In spite of this Run and Shoot offensive system, Freeman was able to post pretty good numbers in 2012, undoubtedly helped by the strong running of Doug Martin. But this system has its flaws and vulnerabilities and we are seeing it crash and burn this year in New York and Tampa. The system demands excellent pass protection from the line, and when there isn't sufficient protection for the receivers to get down field, the quarterback must throw it away, throw it into coverage, or scramble to buy time as receivers adjust their routes, therefore increasing the possibility of a sack. This is a low-percentage offense that only works when your receivers are bigger and more physical and can attack the ball. Vincent Jackson can win many of those battles. The Giants have had success with it in the past because they had multiple receivers that dominated in that way. But if you only have one receiver that fits this profile the odds are he will be doubled and the advantage will be lost.
Glennon is having the same struggles Freeman did. I venture to say just about any quarterback would struggle in this system with the personnel we have in Tampa. This raises the question of adaptability by the coaches. Which seems to be absolutely non-existent. Either they fail to understand that their system will not work with the present conditions or they know nothing else and therefore have nothing else to install. I tend to think the latter, although their stubbornness does seem to be oversized. I've never know of an NFL Head Coach that didn't really appreciate or employ half-time adjustments. Until now, that is.
Where Freeman had an advantage over Glennon is in his pocket awareness and mobility. Freeman had natural instincts and was very hard to bring down, very much like Ben Roethlisberger. Glennon is much more of a statuesque passer and hasn't really shown natural instincts to know when the pocket is collapsing. Both seem to have similar arm strength and accuracy, or lack thereof, although I would give the nod to Freeman. The major difference as I see it is that Freeman has a very high ceiling. Many of the draft prognosticators felt that Freeman was more raw than his draft counterparts but had all the ability one could ask for. Of his draft class, we can say that Detroit struck gold with #1 overall Stafford. Sanchez has not lived up to the hype. Perhaps he and Freeman are co-equal in that regard. Freeman, however, has the opportunity to revive his career. He is in a system that will allow him to maximize his potential, providing he chooses to take hold of the opportunity and fresh start. He needs nurturing for his bruised ego and seems to have the environment and coach to provide that. Sanchez is in a tougher predicament where his opportunity has dried up. He may have already maxed out.

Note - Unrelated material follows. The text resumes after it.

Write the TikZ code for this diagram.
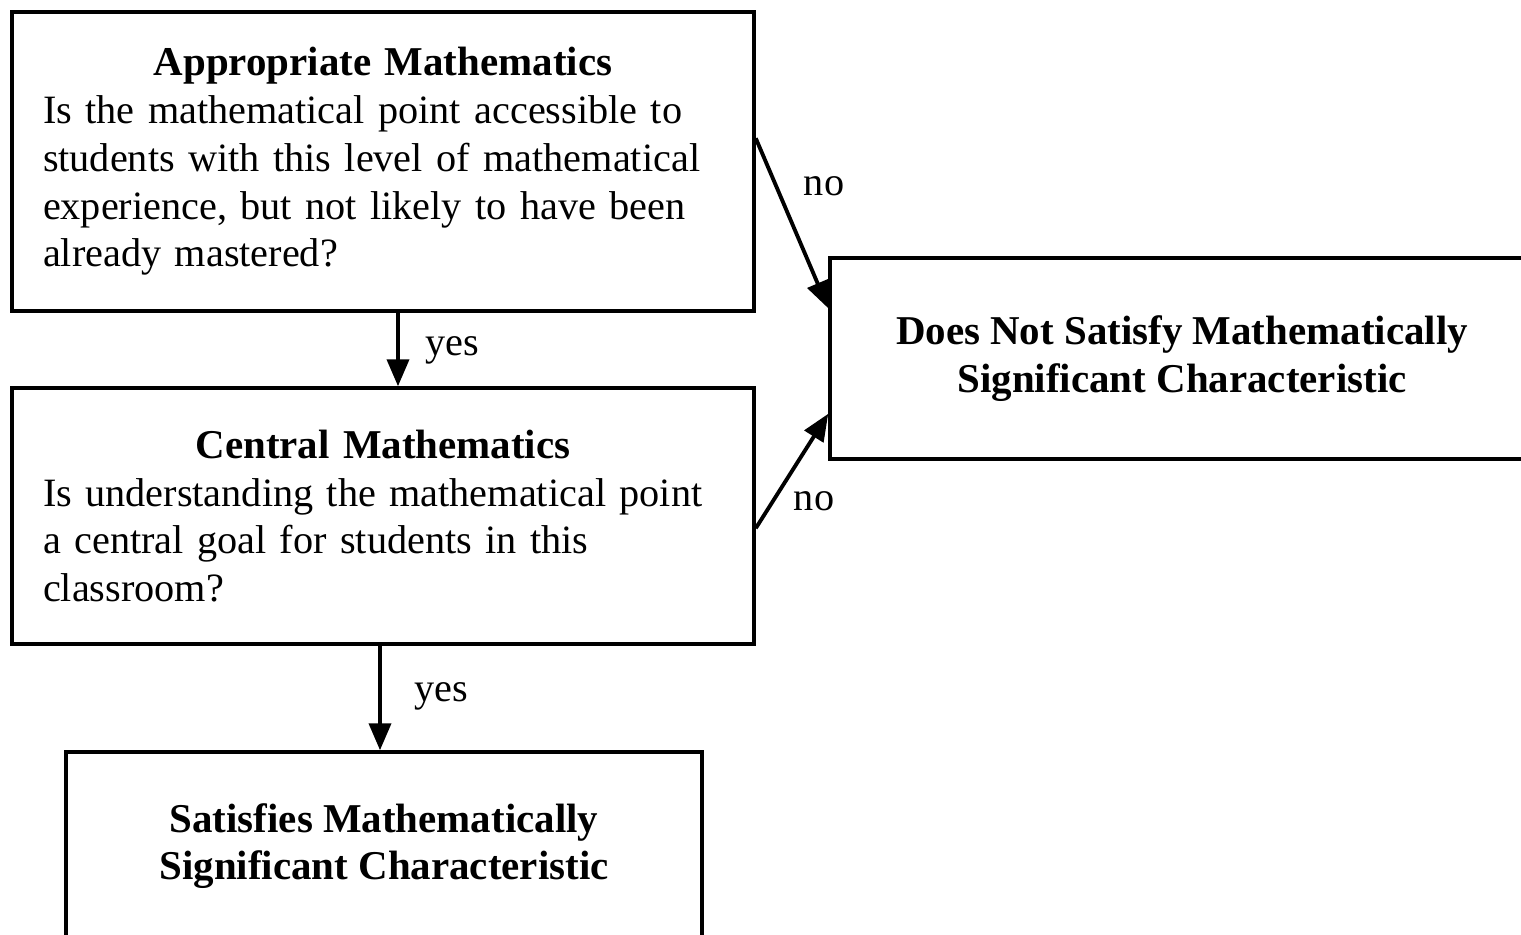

Mike Glennon I believe is a really nice backup quarterback. If he is your franchise quarterback don't expect to win more than about 3 or 4 games a season. Sure, he can improve with experience and a better system certainly will help. But it's all a matter of expectations. If you want the Bucs to be looked upon by outsiders as the Suck-aneers or that trouble-laden team with the creamsicle jerseys, then Glennon is your man. But if you are like me and want to return to those division winning days then you need a big time quarterback.

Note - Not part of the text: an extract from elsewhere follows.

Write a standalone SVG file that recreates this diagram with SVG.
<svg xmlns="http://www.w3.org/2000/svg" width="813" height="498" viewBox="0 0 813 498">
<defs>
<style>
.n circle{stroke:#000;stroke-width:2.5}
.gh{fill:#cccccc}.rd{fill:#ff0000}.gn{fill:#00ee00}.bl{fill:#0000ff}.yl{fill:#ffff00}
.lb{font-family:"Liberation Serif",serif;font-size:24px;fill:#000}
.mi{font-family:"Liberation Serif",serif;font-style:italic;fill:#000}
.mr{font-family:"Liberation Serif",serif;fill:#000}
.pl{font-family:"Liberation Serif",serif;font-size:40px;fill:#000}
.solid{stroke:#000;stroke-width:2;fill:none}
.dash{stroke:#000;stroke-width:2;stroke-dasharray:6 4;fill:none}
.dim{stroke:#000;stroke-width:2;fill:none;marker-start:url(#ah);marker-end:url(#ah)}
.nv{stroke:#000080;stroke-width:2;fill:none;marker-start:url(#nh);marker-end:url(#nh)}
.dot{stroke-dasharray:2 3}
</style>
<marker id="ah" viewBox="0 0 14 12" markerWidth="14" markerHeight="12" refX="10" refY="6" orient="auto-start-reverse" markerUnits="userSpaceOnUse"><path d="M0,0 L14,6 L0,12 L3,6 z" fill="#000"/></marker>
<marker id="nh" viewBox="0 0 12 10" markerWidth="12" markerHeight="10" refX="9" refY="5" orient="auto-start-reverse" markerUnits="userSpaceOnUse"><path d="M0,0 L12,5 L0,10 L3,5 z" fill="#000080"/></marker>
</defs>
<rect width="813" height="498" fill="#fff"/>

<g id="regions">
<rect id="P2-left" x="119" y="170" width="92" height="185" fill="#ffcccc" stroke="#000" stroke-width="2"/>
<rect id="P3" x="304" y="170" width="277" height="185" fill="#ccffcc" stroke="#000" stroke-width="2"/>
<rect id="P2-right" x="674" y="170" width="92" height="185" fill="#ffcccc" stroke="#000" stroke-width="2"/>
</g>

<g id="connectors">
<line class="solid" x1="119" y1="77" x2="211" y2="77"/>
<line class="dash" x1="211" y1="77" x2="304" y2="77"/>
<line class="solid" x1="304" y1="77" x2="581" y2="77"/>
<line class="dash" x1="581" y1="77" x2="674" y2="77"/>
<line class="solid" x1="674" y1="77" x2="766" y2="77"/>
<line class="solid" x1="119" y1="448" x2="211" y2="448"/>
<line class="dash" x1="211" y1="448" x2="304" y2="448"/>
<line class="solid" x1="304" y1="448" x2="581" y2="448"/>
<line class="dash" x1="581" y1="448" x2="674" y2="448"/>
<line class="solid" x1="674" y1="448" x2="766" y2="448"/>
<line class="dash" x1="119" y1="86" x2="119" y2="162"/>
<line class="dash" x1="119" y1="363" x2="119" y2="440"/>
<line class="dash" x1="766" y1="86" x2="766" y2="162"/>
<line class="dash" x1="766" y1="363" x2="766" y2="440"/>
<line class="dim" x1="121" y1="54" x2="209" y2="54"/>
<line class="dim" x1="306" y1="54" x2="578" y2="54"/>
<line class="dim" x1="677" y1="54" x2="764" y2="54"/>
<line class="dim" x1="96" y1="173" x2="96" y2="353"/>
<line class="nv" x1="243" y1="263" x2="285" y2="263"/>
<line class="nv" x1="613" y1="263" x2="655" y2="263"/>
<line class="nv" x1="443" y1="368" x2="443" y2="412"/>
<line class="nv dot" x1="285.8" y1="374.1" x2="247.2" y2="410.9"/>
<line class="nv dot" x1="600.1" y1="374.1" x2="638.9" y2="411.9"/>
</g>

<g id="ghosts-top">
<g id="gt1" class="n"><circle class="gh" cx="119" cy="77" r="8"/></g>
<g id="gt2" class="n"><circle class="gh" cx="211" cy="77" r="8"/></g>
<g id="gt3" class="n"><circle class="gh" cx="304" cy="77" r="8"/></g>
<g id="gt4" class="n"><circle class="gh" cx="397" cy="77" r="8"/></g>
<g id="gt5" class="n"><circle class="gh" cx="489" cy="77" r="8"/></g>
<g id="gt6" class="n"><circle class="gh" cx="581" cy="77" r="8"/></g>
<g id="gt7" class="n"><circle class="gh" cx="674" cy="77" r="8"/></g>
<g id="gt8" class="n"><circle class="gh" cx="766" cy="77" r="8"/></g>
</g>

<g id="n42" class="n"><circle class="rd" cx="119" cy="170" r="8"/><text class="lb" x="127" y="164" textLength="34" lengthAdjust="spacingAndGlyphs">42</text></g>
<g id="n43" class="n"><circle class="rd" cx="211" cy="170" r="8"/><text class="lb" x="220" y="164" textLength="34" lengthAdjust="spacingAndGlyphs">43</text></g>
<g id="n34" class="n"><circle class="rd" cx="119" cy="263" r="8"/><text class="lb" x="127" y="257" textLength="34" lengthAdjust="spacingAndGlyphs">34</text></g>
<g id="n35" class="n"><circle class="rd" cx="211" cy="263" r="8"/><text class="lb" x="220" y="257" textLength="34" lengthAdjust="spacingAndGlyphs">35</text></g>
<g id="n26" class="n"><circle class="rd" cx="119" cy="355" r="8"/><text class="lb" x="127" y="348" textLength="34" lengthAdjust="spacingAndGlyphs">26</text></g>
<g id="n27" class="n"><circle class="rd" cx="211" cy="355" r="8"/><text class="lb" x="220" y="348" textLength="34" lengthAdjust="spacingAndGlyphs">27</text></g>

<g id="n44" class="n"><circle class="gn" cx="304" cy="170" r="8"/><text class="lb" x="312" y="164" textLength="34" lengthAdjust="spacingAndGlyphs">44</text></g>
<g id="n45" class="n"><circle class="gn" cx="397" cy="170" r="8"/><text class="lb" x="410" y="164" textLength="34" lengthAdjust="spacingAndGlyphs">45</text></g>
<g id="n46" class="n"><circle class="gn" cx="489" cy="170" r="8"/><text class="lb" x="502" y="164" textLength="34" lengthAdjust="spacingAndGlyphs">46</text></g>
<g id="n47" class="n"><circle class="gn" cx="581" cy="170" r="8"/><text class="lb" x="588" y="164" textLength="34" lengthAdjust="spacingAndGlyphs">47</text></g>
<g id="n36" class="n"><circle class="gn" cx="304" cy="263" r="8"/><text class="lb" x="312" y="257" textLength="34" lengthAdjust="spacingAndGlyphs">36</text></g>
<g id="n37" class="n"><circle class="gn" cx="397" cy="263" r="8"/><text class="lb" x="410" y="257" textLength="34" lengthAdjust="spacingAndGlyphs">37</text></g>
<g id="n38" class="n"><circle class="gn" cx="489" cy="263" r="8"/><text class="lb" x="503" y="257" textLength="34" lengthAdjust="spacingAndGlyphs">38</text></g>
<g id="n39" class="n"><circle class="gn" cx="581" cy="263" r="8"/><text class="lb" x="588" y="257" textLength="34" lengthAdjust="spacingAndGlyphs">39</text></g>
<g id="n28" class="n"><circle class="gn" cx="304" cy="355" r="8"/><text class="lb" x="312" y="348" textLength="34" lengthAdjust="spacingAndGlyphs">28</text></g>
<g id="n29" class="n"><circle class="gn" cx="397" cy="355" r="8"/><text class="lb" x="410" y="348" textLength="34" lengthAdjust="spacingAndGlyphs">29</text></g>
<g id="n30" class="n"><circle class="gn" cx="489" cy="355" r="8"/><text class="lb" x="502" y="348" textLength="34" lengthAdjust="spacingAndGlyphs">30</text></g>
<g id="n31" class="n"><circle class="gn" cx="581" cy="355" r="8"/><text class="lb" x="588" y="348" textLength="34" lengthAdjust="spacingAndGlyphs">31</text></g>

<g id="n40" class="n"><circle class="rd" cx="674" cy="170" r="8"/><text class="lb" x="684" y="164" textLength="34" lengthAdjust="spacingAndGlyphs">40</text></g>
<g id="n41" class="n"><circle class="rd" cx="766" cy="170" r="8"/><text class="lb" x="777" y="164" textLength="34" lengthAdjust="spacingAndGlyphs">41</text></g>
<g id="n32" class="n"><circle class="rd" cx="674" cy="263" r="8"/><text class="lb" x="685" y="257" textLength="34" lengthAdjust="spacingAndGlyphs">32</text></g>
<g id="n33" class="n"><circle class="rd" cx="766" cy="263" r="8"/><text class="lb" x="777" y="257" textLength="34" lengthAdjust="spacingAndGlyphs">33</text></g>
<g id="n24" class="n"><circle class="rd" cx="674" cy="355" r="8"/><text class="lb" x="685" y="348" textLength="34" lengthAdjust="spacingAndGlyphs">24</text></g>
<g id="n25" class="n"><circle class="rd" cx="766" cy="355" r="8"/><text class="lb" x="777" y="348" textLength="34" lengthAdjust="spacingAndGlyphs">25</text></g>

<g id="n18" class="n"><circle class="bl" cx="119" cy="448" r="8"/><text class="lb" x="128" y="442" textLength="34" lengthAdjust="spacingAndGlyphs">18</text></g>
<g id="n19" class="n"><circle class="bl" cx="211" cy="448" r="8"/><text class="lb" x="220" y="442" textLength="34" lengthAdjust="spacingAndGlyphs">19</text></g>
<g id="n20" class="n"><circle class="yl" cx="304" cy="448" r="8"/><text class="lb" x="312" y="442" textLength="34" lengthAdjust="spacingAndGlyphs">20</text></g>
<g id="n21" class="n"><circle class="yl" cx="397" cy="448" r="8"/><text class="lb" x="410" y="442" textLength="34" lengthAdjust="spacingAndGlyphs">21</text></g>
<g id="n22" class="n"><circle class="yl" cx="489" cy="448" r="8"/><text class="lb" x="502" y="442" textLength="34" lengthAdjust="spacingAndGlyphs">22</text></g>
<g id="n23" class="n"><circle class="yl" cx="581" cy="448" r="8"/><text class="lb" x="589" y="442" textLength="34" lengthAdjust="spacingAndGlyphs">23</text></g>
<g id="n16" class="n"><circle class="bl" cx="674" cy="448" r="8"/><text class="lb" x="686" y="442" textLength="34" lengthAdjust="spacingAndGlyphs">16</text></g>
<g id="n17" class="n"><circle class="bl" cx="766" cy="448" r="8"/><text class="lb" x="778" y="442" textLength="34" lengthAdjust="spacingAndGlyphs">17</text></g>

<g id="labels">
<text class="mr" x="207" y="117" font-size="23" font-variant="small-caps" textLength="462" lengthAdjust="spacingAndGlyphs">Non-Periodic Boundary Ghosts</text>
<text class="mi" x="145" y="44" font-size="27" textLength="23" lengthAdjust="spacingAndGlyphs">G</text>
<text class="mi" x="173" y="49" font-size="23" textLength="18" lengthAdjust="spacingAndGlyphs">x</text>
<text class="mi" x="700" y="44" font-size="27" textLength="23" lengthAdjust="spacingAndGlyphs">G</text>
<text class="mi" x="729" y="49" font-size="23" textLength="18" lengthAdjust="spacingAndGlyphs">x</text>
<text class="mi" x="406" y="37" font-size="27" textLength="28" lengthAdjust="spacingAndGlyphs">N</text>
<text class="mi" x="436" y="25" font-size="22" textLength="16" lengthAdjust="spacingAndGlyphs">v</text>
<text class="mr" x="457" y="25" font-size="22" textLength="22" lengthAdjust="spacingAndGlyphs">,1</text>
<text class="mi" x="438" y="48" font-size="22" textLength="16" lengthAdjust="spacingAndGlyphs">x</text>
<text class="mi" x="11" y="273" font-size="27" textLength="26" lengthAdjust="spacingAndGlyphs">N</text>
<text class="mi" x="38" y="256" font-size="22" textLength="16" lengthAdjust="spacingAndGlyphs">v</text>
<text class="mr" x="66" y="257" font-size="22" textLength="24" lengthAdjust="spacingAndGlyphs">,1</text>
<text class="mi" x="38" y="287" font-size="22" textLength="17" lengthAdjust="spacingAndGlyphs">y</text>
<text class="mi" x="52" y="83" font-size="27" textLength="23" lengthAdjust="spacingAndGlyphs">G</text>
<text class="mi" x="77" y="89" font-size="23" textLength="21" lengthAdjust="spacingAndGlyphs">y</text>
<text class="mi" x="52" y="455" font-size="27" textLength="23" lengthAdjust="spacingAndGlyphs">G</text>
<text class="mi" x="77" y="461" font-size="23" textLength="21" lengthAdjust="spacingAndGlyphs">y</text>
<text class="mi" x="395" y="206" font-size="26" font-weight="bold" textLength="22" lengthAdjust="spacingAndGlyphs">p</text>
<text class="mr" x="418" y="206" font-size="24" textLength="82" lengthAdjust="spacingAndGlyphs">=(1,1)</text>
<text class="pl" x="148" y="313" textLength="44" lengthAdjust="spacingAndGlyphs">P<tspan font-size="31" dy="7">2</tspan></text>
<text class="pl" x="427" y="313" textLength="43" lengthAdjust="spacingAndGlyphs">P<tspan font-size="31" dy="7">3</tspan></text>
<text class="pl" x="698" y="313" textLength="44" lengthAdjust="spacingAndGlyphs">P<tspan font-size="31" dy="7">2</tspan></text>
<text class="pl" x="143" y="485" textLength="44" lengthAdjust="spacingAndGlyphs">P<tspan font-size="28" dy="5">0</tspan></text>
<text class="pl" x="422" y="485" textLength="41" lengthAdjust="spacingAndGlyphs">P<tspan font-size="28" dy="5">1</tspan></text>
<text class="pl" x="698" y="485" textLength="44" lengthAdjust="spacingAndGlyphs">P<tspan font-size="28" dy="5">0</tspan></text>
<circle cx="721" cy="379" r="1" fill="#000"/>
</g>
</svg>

Let's take a look around the league at the signal callers. Of the 32 teams in the league, only 4 of those teams started this season with a QB drafted lower than Glennon. Tom Brady we all know was a colossal miss by 31 teams. How he fell to the 6th round is one of the great mysteries of the universe. His modern day counterpart is Russell Wilson, superstar and well-deserved darling of the league. He only fell to the 3rd round, 75th overall, but clearly he was undervalued on draft day. Then there is Tony Romo. Controversial as he may be, who would you rather have as your quarterback, Romo or Glennon? Romo wasn't even drafted so he has clearly surpassed expectations. He is so good, at least in the regular season, that we forget his humble beginnings. It's interesting to note that he did find one excellent recipe for success- play behind Bledsoe. Both he and Brady both succeeded Bledsoe and found their path to stardom. These three quarterbacks were clearly overlooked and undervalued. And lastly there is Matt Schaub. Who now it appears landed right about where he should have on draft day at 90th overall and in the 3rd round.

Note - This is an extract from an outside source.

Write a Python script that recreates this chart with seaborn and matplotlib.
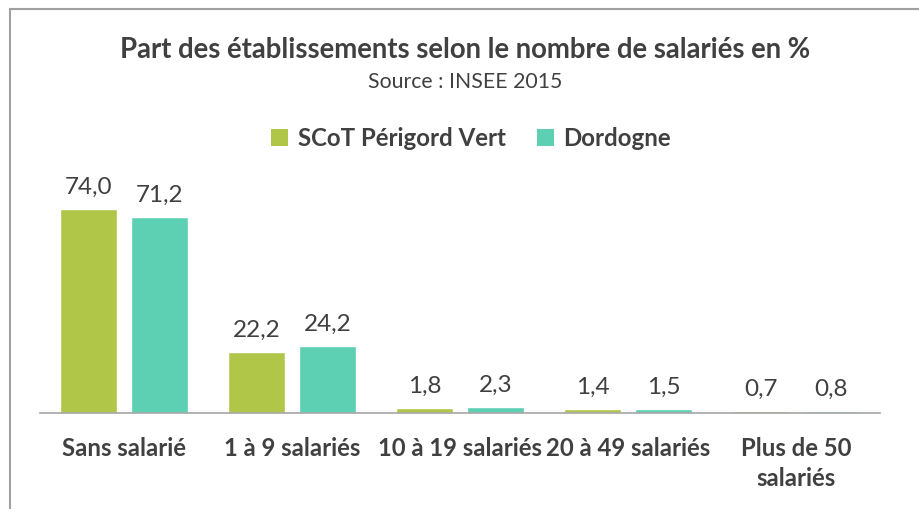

Glennon at 73rd overall, two notches ahead of Russell Wilson, by most analysts was considered a reach. Schaub has been a steady quarterback for the Texans but may now be on his way out as they search for a guy who can take them deeper into the playoffs. So Buc fans, would you be content with Glennon if he like Schaub gets you close but not quite. Or should we build around a Championship caliber QB. Most of the teams in the league chose their leader in the First Round. There are a few Second Round QB's. Then there are the overlooked and over-achieving "freaks'' of the league- Brady, Wilson and Romo. And of course, Schaub- who started out as Michael Vicks' backup before moving to a re-building franchise now looking for its final missing piece. Very much like Glennon, who started out as a backup to a man who was kicked out of his franchise throne, only to land somewhere else. Although the difference I hope is that Tampa doesn't need to rebuild as much as Houston did. It just needs that superstar quarterback to lead it to the promised playoff land. Let's pray the Glazers understand that we don't want a stop-gap quarterback for the next 5 years. Let's get a coach who understands that it takes a top-tier quarterback to get us to that Promised Land.